Although no media outlets have named the man, the request “would constitute a clearly unwarranted invasion of personal privacy and cannot be produced,” the agency stated in a March 29 email.

HEMA’s lawyers have advised that the agency can’t release documents on job performance until after the button-pusher’s grievance process has been exhausted, according to Lt. Col. Charles Anthony, a HEMA spokesman.

“That’s just wrong,” said Brian Black, president and executive director of The Civil Beat Law Center.

“Nothing in 92F (the state open-records law) makes records confidential. Nothing requires the government to withhold information,” Black said Monday.  “It says you can withhold it if you want to, but it does not say you must withhold it.”

The state’s records law requires agencies to release details on state workers who were fired or suspended once their grievance is finished — but it doesn’t stop them from releasing those details earlier if they believe it’s in the public interest, he said.

HEMA is “acting as if the law on public records that says you must produce things is saying they can’t produce it,” Black said.
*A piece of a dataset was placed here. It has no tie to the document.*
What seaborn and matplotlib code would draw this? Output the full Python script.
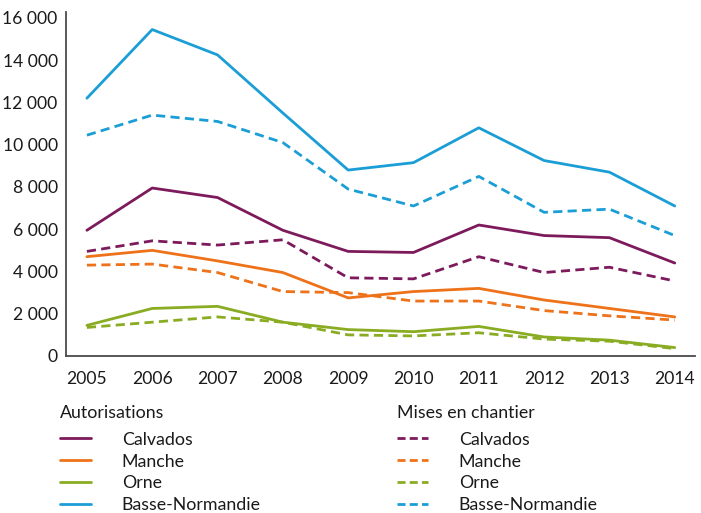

Further, by arguing that the request would lead to a “clearly unwarranted invasion of personal privacy,” HEMA is dismissing the same public interest that it helped create when it criticized the employee as incompetent, Black said.

Conflicting Accounts

On Jan. 29, about two weeks after the Jan. 13 false missile alert text went out to thousands of phones across the islands, retired Brig. Gen. Bruce Oliveira released the state’s initial report on what lead up to it.
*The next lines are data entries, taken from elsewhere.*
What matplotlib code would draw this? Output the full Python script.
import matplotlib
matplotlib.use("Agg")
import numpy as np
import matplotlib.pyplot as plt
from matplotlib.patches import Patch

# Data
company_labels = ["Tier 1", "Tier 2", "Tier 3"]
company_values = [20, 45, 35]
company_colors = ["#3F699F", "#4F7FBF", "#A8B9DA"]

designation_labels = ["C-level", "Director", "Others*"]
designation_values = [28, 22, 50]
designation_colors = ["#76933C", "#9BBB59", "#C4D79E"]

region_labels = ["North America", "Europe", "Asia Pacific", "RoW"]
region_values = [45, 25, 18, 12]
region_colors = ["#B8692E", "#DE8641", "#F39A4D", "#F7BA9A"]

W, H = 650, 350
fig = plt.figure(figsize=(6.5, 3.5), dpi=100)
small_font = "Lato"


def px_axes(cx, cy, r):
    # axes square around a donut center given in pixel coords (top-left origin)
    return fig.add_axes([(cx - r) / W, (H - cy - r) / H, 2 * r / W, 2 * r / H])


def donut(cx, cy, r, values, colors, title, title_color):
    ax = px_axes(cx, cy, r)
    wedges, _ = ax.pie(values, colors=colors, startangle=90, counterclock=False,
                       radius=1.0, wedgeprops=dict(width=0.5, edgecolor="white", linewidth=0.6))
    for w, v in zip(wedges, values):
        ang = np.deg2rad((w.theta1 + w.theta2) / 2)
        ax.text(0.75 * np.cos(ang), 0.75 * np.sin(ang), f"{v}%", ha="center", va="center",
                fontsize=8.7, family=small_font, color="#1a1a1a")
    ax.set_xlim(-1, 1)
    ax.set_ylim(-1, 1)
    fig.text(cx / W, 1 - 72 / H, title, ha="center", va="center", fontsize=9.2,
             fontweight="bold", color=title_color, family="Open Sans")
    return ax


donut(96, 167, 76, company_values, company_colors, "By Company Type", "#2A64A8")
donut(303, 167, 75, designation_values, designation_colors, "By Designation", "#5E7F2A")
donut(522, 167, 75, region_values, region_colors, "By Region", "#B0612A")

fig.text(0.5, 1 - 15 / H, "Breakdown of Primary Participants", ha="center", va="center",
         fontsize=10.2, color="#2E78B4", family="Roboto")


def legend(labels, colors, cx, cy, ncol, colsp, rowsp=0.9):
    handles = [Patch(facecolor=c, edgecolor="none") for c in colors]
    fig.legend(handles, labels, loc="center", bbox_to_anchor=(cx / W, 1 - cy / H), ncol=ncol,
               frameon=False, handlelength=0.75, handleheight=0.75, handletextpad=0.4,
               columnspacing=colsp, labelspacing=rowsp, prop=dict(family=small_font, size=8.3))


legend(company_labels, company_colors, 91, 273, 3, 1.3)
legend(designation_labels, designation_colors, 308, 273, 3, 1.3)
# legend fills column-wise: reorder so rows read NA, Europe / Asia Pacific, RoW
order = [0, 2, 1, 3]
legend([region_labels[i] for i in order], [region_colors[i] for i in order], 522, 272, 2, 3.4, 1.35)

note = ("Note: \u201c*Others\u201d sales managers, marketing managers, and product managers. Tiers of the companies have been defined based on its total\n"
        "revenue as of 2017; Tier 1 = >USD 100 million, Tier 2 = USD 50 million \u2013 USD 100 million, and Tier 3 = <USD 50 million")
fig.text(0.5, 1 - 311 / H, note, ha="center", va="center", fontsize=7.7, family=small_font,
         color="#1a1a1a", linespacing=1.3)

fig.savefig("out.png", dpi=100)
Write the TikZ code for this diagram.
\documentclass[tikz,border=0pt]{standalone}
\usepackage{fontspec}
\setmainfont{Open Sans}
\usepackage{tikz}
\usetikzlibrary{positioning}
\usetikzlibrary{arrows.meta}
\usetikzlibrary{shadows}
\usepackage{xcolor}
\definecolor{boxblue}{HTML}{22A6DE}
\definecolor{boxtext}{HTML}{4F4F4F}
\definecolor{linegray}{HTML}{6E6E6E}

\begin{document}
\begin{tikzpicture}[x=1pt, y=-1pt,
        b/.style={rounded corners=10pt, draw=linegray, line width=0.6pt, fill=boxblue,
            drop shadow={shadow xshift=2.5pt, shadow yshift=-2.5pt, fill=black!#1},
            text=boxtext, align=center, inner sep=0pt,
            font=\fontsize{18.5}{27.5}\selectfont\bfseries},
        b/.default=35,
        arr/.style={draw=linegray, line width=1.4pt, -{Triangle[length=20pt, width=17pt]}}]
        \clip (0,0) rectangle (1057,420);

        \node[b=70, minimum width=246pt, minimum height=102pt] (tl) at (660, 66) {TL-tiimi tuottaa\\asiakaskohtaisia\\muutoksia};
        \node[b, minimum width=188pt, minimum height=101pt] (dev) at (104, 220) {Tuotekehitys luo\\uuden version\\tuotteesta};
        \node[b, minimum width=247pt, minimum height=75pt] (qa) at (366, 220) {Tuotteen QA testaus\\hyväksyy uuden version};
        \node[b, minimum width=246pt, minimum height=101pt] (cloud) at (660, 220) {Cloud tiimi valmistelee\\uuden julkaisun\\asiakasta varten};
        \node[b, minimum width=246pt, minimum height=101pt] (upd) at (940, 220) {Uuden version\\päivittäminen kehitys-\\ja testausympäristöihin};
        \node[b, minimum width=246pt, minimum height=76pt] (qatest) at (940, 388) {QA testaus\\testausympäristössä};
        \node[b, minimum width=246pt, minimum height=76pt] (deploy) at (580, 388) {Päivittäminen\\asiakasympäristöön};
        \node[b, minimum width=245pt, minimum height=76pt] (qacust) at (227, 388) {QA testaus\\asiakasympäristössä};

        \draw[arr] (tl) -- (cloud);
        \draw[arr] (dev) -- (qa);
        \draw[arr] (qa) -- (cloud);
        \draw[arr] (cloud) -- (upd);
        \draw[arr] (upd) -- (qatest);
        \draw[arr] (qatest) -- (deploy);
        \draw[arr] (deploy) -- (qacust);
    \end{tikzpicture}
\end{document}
The report pointed to systemic flaws at HEMA and its State Warning Point, located inside the Diamond Head Crater. But it also took withering aim at “Employee 1” — the Button Pusher — for “poor performance” over the years.
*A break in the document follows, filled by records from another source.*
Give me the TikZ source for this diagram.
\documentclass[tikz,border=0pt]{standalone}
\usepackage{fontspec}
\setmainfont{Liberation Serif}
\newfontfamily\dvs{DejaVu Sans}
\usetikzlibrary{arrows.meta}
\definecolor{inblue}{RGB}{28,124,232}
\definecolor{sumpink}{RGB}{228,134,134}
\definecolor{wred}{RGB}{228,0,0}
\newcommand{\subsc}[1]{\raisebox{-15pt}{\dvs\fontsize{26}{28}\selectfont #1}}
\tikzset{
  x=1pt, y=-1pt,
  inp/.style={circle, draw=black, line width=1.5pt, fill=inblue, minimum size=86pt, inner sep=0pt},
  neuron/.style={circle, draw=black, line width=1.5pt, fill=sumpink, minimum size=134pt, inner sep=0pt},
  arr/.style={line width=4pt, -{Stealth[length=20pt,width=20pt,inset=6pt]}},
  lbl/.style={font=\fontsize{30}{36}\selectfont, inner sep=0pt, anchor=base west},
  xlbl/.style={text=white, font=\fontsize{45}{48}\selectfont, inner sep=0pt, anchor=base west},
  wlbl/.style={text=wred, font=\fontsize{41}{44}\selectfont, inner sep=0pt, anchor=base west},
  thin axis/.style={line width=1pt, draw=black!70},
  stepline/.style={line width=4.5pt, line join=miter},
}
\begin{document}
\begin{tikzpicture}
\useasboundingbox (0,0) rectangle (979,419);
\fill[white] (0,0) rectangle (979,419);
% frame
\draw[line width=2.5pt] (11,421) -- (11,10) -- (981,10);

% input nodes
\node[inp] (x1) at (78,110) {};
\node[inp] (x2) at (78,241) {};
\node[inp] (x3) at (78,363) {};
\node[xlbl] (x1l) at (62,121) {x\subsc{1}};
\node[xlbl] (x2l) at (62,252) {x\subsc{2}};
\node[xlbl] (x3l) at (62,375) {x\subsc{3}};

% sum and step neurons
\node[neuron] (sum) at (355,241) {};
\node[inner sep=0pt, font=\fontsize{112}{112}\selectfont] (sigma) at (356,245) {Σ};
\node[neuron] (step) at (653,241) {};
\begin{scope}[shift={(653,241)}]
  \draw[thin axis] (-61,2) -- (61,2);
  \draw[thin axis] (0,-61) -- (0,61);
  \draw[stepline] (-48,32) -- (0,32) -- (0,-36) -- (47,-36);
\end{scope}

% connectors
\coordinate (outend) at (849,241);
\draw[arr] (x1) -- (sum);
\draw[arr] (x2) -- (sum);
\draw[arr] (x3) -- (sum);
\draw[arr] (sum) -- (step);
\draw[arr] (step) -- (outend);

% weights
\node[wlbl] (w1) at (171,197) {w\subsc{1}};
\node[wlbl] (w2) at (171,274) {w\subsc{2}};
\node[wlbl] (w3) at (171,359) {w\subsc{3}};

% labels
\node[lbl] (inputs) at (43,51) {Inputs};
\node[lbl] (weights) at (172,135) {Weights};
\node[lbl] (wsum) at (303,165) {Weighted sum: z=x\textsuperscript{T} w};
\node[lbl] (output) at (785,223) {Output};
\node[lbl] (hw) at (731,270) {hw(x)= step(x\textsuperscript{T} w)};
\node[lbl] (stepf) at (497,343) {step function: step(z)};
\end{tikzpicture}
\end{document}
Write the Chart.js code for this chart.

Other Warning Point workers are “not comfortable with Employee 1 as a supervisor, two-man team, or as a part of the SWP in general,” Oliveira’s report stated. “He is does not take initiative (sic) and has to be directed before he takes action.”

General Bruce Oliveira presents his investigation fo the false missile alert findings at press conference.
Retired Brig. General Bruce Oliveira released a report on the false missile alert that harshly criticized the employee who initiated it. Cory Lum/Civil Beat

The employee froze after sending the warning with a mouse-click on his computer and didn’t help other workers respond, according to the report. He was fired Jan. 26, state officials said.

“He is unable to comprehend the situation at hand and has confused real life events and drills on at least two separate occasions,” the report said. Oliveira said the worker’s poor performance had been documented.

On Feb. 2, during a daylong blitz of one-on-one media interviews, the employee disputed all the criticism levied against him.

“That wasn’t true. Everyone was working, contributing, answering phones and doing what we could to remedy the situation,” he told Civil Beat of the moments after the alert went out. “I was answering calls. We all did what we could.”

He said he doesn’t recall ever mistaking previous drills for actual events.

“There’s no documentation about that – nothing I signed off on,” he said.

He added that he was surprised to hear the claim that he had made fellow workers uncomfortable.

“I’ve always been a team player. My co-workers should have known that. I’ve sacrificed over the years to switch my work schedule for some of my co-workers,” he said. “I don’t see why all of a sudden they would say these things. It’s hurtful to read about. It’s bewildering to me where that comes from.”

Anthony, meanwhile, said he’s still trying to get documents released that are not part of the Button Pusher’s personnel file. He did not elaborate on the nature of those documents.

“I would really like to see some of that information released even if it has to be redacted,” Anthony said Thursday. 

He added, however, that it’s not his decision to make unilaterally.

“I am working through that process,” Anthony said.